Ne jamais conclure Traces authentiques les plus saisissantes de la brutale réalité du passé, les archives de la Compagnie des Indes apparaissent aujourd’hui, dans leur sécheresse et leur obscénité administratives, comme les preuves les plus déstabilisantes d’un état de fait qu’il serait vain d’accabler d’anachroniques indignations rétrospectives, mais dont les séquelles et les rémanences contemporaines sont à mettre en évidence et à combattre comme une des abjections majeures du temps présent. Il apparaît en conséquence impératif de mieux communiquer sur les résultats des recherches et sur l’apport des fonds – en s’interrogeant notamment sur un « troisième âge » des archives bien plus animé que ce que sa seule assimilation à un présent sans histoire(s) aurait tendance à laisser présumer. Ce qui implique de ne pas tolérer dans notre comportement d’aujourd’hui les motifs d’indignation rétrospective de demain, et de faire en sorte que ces motifs d’indignation ne nous soient pas des affaires étrangères, surtout lorsqu’elles le sont à l’humanité.

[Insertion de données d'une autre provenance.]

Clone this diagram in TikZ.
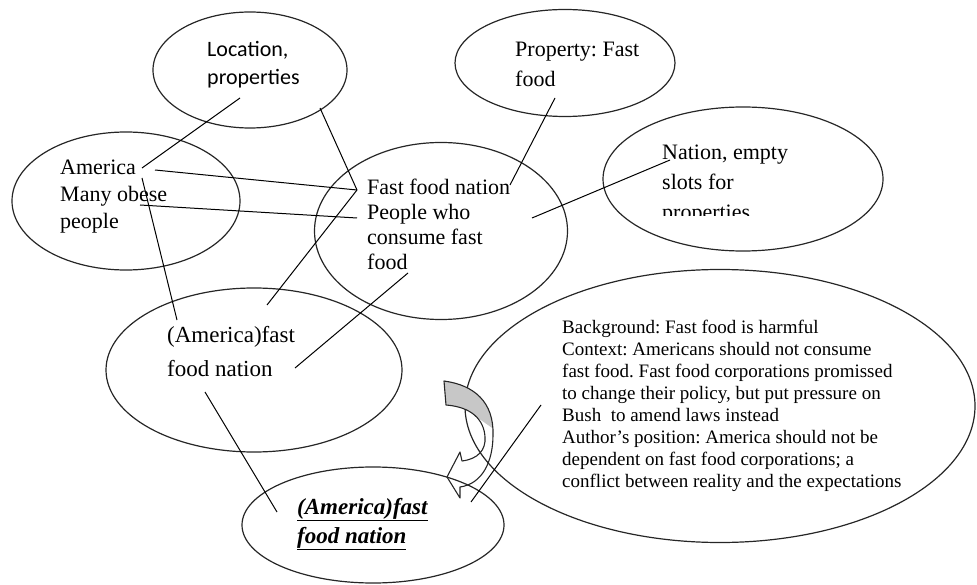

René Estienne Archiviste paléographe

Conservateur général du patrimoine Service historique de la Défense

Lorient, le 9 janvier 2009

59 Voir l’article de Brigitte NICOLAS, De la côte de Coromandel aux côtes du Sénégal, les tribulations des indiennes de traite, pp. 97 à 111 des Cahiers n° 9/10. Pour mieux cerner ce « sujet tentaculaire », « il conviendrait de chiffrer la part des recettes dégagées par la vente des textiles indiens destinés à la traite ou à l’habillement des esclaves. Le réseau des acheteurs devrait également être reconsidéré en posant directement la question de la composition des cargaisons de textiles en Inde et leur finalité. Quoi qu’il en soit, l’emploi de ces tissus dans la traite eut des répercussions importantes sur les activités économiques en Europe, en Inde et en Afrique. En Europe, leur prohibition maintint les manufactures locales dans le sous développement. En Inde, leur fabrication modifia une organisation sociale séculaire. En Afrique, ces tissus pesèrent lourdement dans le terrible processus de déportation des captifs vers les colonies. Ils montrent l’imbrication mondiale des activités économiques au XVIII° siècle, dont la Compagnie des Indes était un vecteur essentiel. Ainsi, même si la traite atlantique est généralement présentée comme une activité de commerce triangulaire – le voyage des bateaux correspondant à une circulation des biens et des hommes entre trois continents – au XVIII° siècle, par le truchement de la Compagnie des Indes, de son port breton, de ses comptoirs en Inde, c’est bien quatre continents qui furent impliqués dans la traite de l’esclave africain ».